- _Stated exercise_
Set down, exactly as written, the lines from the top of the data to the line that holds "(0,0) rectangle (1874,984);", and omit the pictures.
++++ Supplied material
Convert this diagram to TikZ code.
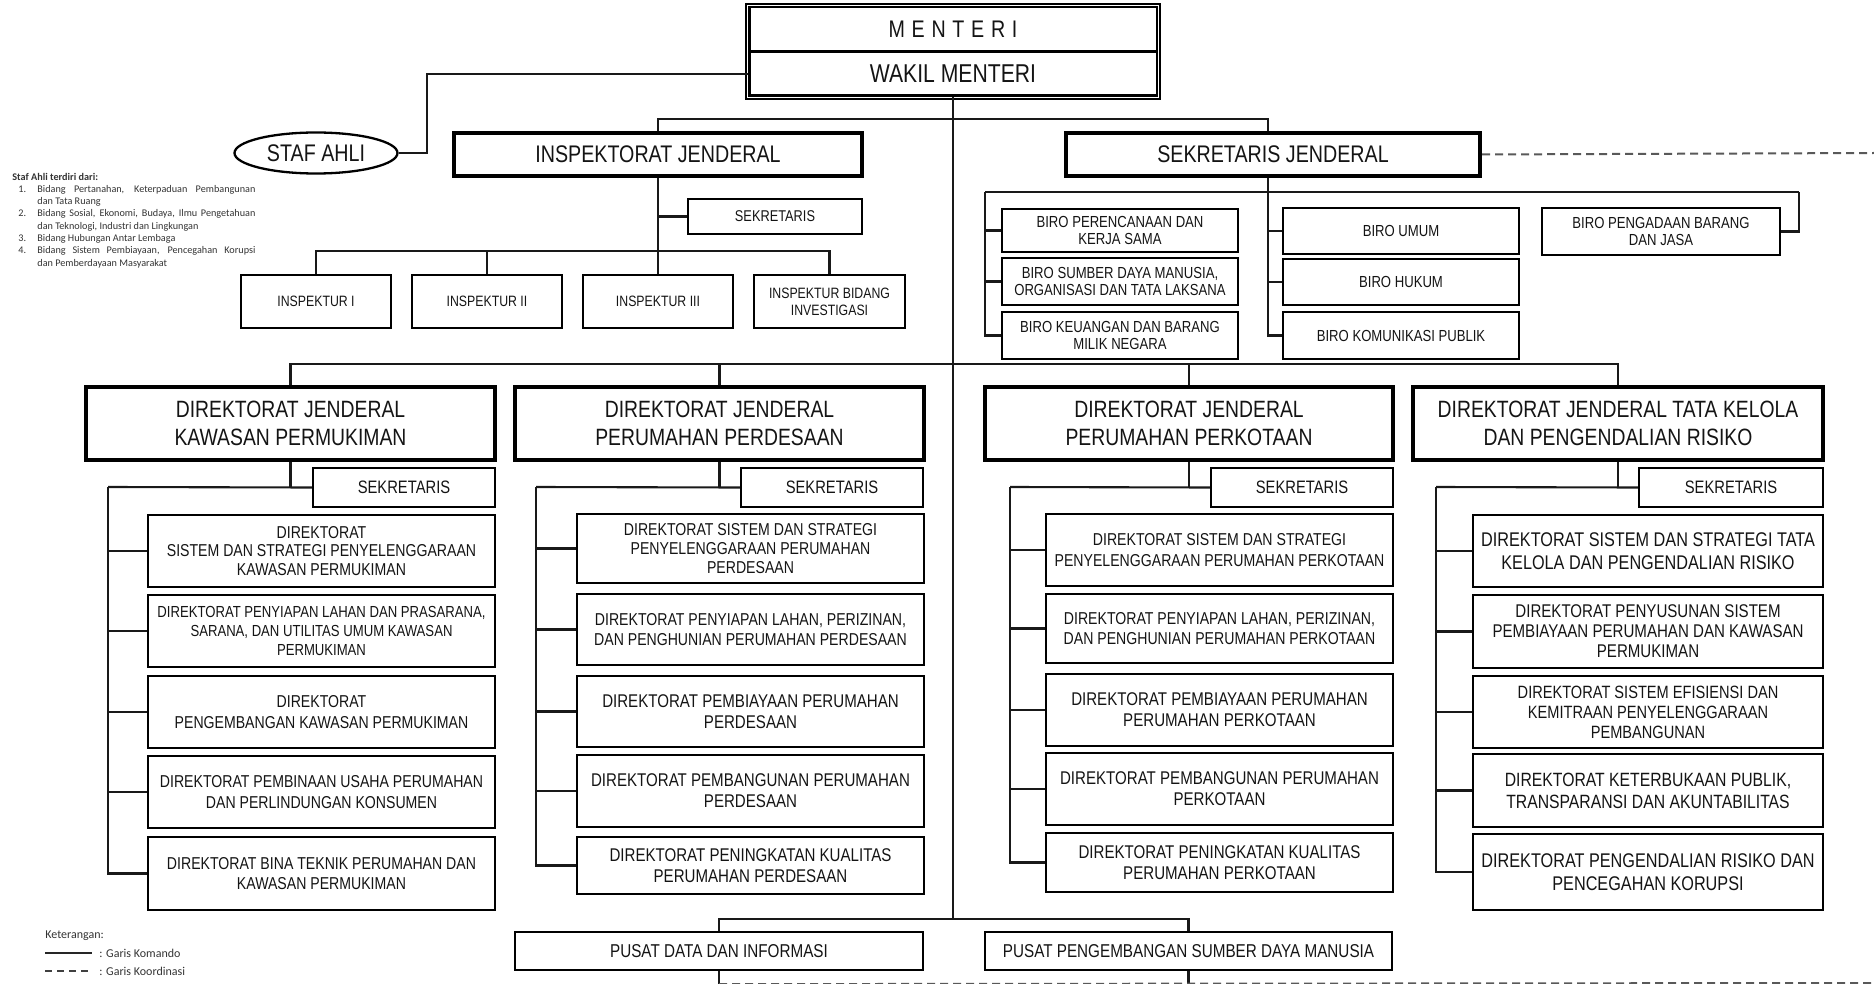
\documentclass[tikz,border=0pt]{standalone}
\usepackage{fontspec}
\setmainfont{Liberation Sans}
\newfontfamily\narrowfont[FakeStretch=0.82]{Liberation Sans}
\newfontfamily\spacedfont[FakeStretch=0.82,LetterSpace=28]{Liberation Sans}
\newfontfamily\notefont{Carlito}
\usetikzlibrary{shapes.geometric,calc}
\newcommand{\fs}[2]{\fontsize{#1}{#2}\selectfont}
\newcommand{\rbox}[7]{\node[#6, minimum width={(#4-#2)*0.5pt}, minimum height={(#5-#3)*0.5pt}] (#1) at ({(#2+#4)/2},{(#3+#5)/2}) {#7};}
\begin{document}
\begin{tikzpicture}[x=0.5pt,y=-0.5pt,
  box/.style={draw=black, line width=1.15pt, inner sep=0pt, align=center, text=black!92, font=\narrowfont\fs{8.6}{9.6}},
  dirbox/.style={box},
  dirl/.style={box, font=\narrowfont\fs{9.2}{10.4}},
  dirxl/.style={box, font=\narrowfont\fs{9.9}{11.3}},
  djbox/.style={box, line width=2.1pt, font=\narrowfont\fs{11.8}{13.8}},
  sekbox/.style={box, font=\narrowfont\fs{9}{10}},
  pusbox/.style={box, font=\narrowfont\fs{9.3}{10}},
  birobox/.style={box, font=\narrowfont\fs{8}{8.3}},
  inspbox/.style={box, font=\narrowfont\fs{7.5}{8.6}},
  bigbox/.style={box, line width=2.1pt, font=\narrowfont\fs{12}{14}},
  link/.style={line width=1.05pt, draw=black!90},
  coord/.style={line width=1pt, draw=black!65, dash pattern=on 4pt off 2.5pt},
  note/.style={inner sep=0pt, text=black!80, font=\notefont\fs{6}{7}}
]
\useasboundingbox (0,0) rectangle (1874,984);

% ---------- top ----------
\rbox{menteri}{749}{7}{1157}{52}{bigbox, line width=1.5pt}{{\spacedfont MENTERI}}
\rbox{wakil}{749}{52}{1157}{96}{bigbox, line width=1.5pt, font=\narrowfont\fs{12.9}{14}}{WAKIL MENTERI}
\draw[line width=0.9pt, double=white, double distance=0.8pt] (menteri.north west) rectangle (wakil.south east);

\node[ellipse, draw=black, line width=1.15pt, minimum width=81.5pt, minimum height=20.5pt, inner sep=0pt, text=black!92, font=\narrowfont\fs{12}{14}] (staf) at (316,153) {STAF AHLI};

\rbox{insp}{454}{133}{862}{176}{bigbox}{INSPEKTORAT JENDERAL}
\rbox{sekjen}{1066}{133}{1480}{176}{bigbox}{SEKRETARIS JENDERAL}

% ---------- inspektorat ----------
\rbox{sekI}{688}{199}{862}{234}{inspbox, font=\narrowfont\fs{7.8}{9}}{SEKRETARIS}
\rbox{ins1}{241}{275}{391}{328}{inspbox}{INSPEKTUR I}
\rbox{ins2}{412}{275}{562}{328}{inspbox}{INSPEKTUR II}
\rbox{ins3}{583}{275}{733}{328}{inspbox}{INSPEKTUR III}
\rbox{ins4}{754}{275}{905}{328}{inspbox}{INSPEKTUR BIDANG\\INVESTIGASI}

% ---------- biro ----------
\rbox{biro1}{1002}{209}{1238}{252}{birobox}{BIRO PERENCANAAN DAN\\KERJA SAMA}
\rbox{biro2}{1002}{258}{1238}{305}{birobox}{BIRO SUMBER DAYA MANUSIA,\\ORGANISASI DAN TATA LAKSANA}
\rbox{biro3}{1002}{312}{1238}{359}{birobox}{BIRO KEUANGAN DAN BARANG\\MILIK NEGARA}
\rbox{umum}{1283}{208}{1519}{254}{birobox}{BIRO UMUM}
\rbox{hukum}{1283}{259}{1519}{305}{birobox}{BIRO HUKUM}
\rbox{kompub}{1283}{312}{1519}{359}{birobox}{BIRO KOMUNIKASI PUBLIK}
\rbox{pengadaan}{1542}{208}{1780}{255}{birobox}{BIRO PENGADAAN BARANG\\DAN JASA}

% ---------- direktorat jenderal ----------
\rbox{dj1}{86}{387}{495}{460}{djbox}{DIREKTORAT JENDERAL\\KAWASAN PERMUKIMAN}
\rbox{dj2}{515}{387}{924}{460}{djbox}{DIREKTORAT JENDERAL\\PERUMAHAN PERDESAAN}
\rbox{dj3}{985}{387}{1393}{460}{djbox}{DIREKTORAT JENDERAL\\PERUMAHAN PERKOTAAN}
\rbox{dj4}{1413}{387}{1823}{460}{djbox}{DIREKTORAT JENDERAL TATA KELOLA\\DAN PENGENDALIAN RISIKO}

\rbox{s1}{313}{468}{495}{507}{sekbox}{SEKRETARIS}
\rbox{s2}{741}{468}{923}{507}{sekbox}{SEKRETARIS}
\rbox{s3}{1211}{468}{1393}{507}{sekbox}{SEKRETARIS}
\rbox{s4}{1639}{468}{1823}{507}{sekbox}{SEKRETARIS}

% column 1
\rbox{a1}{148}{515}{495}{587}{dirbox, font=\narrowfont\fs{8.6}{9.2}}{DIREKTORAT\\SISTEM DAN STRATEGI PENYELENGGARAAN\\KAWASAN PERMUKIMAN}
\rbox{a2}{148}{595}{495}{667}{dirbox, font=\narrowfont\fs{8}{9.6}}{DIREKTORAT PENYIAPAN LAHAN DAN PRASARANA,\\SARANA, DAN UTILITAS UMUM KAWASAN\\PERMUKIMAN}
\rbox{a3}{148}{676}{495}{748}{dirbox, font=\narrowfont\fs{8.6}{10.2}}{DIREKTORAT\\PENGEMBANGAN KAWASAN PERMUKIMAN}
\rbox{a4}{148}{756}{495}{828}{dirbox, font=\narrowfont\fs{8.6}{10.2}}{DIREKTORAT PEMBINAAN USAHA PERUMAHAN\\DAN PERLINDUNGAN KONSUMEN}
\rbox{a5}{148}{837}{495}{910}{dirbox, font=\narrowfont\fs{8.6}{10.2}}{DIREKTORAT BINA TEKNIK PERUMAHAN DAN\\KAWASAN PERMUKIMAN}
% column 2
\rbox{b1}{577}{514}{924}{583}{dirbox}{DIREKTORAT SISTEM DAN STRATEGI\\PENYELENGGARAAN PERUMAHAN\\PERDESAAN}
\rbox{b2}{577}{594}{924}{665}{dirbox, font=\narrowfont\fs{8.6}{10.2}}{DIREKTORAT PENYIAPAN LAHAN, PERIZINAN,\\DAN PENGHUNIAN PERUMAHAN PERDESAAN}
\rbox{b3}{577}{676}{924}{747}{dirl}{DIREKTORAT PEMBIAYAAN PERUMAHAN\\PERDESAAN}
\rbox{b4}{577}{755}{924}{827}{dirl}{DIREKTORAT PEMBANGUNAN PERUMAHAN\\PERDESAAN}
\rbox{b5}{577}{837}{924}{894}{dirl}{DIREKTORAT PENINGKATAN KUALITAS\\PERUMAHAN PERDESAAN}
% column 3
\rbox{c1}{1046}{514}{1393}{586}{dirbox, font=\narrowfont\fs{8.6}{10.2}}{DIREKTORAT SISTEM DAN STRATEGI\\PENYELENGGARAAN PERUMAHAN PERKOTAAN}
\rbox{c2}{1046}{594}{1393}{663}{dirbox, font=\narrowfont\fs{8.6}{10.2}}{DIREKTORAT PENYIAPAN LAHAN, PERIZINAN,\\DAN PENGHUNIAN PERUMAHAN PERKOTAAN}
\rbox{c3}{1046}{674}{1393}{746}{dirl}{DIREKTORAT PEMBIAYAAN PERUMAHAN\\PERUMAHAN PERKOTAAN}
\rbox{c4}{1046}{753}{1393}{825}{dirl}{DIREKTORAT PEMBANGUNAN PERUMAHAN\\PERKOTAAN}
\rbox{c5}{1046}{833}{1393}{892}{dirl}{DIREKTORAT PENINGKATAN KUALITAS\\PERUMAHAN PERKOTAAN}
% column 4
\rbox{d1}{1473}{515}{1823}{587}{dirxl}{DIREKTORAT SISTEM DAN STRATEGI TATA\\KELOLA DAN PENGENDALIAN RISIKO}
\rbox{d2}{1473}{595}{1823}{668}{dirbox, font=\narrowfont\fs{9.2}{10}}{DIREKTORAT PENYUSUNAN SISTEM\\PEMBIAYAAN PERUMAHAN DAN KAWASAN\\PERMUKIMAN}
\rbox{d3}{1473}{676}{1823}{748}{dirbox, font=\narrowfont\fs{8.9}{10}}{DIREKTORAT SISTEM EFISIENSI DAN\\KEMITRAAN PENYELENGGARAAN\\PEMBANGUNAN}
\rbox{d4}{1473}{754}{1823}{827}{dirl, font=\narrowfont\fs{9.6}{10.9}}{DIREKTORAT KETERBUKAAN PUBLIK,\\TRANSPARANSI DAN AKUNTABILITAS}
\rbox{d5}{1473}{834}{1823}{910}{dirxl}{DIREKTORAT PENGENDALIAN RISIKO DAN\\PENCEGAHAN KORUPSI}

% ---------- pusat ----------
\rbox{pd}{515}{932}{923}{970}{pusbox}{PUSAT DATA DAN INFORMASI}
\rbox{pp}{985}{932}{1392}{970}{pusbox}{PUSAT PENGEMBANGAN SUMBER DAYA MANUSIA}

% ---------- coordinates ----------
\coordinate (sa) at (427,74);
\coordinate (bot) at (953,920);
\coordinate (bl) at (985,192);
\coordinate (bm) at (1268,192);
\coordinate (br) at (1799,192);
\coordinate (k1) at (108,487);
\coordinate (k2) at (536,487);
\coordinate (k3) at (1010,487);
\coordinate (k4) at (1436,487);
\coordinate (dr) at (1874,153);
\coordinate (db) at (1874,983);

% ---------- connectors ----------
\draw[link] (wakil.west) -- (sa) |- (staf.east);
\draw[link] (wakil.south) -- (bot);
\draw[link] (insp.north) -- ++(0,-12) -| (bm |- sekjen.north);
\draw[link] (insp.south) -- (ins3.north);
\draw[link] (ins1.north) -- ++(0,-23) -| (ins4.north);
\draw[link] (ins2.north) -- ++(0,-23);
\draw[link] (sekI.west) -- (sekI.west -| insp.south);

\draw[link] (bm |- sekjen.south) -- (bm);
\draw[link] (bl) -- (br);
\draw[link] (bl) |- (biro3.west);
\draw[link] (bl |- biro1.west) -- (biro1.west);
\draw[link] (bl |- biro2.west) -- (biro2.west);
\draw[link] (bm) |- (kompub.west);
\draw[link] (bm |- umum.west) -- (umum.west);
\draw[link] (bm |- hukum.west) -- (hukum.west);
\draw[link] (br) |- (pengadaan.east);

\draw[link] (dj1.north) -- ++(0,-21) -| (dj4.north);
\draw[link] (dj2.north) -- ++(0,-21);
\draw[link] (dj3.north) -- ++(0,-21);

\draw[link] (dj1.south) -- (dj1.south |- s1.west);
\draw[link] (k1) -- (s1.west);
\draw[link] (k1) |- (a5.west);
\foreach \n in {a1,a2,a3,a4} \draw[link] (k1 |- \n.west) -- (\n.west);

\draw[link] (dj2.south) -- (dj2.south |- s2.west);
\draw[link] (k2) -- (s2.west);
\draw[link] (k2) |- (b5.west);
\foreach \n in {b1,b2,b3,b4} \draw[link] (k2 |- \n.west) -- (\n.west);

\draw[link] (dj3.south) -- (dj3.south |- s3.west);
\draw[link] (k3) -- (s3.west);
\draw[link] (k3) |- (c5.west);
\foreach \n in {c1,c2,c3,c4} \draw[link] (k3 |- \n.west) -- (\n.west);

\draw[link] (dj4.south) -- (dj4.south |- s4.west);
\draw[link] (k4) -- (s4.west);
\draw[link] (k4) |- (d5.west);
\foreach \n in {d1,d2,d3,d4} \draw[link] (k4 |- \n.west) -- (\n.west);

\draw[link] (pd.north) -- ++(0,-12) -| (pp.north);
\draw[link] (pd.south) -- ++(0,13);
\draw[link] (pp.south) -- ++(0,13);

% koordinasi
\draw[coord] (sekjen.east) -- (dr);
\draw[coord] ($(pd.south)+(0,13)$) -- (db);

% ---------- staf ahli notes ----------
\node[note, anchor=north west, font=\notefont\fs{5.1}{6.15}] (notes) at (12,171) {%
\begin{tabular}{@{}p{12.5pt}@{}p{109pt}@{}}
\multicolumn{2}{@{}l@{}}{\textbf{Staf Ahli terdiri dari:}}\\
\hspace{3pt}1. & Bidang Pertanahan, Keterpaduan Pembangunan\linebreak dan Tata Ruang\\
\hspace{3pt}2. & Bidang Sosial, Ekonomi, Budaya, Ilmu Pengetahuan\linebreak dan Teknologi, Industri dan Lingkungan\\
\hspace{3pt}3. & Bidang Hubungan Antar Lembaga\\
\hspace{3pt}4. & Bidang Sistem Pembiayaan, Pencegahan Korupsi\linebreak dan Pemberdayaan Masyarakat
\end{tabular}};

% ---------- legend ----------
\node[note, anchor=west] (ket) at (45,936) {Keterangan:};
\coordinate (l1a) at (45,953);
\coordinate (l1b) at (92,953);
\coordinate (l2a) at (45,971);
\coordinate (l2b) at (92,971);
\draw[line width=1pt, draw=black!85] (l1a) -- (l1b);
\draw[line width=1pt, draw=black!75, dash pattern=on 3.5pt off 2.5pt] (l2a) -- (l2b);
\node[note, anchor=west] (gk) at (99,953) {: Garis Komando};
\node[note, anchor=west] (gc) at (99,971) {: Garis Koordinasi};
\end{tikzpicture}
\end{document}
++++++++
- _Answer for this exercise_
Convert this diagram to TikZ code.
\documentclass[tikz,border=0pt]{standalone}
\usepackage{fontspec}
\setmainfont{Liberation Sans}
\newfontfamily\narrowfont[FakeStretch=0.82]{Liberation Sans}
\newfontfamily\spacedfont[FakeStretch=0.82,LetterSpace=28]{Liberation Sans}
\newfontfamily\notefont{Carlito}
\usetikzlibrary{shapes.geometric,calc}
\newcommand{\fs}[2]{\fontsize{#1}{#2}\selectfont}
\newcommand{\rbox}[7]{\node[#6, minimum width={(#4-#2)*0.5pt}, minimum height={(#5-#3)*0.5pt}] (#1) at ({(#2+#4)/2},{(#3+#5)/2}) {#7};}
\begin{document}
\begin{tikzpicture}[x=0.5pt,y=-0.5pt,
  box/.style={draw=black, line width=1.15pt, inner sep=0pt, align=center, text=black!92, font=\narrowfont\fs{8.6}{9.6}},
  dirbox/.style={box},
  dirl/.style={box, font=\narrowfont\fs{9.2}{10.4}},
  dirxl/.style={box, font=\narrowfont\fs{9.9}{11.3}},
  djbox/.style={box, line width=2.1pt, font=\narrowfont\fs{11.8}{13.8}},
  sekbox/.style={box, font=\narrowfont\fs{9}{10}},
  pusbox/.style={box, font=\narrowfont\fs{9.3}{10}},
  birobox/.style={box, font=\narrowfont\fs{8}{8.3}},
  inspbox/.style={box, font=\narrowfont\fs{7.5}{8.6}},
  bigbox/.style={box, line width=2.1pt, font=\narrowfont\fs{12}{14}},
  link/.style={line width=1.05pt, draw=black!90},
  coord/.style={line width=1pt, draw=black!65, dash pattern=on 4pt off 2.5pt},
  note/.style={inner sep=0pt, text=black!80, font=\notefont\fs{6}{7}}
]
\useasboundingbox (0,0) rectangle (1874,984);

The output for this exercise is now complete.